The mixing channel 141 accommodates a static mixing element 142 which, together with the mixing channel 141, forms a first flow mixer 140. The mixing element is designed in the usual way as a mixing helix, wherein the helix has a plurality of successively disposed helical mixing blades by means of which the volume flow passing through the mixing channel is divided up, diverted and recombined a number of times in order to achieve thorough and optimally homogeneous mixing together of the mixing material. Mixing helices of this kind have long been known per se, and the exact nature of the mixing element is not essential to the basic mode of operation of the mixing device. Instead of a static mixer, it is also possible in principle to consider using a movable, externally driven mixing element, e.g. a rotatable mixing element.
At its outlet portion 144, the first mixing channel 141 opens into the inlet portion 153 of a second mixing channel 151 with a static mixing element 152. The second mixing channel 151 and the second mixing element 152 together form a second flow mixer 150. The latter can be constructed in the same manner as or in a different manner than the first mixer 140 and have the same or different dimensions, in particular length; the exact structure is once again not essential to the basic mode of operation of the mixing device.
The third inlet channel 130 extends, in a delivery section 132, parallel to the first mixing channel 141 and opens with a distal mouth portion 133 likewise into the inlet portion 153 of the second mixing channel 151. Once again, the outlet portion 144 of the first mixing channel 140 and the mouth portion 133 of the third inlet channel 130 can be brought together in any desired manner known per se.
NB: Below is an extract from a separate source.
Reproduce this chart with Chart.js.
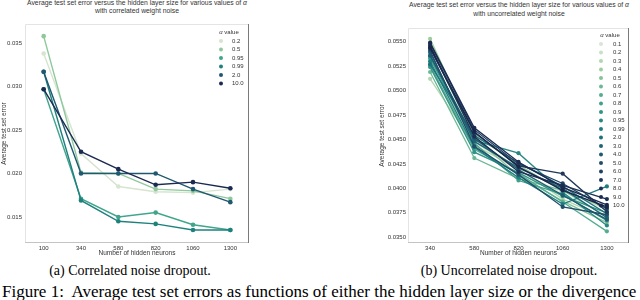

In the present example, the outlet portion 154 of the second mixing channel 151 is adjoined directly by the outlet channel 101 of the mixing device 100, or this outlet channel is formed by the outlet portion 154. The outlet channel 101 can be provided with fastening means for attachment of an accessory, e.g. with a Luer cone for attachment of a spray device or of another accessory, or can itself be designed in any desired form, e.g. fan-shaped for a planar discharging of the mixing product. The exact configuration of the outlet portion is also not essential to the basic mode of operation of the mixing device.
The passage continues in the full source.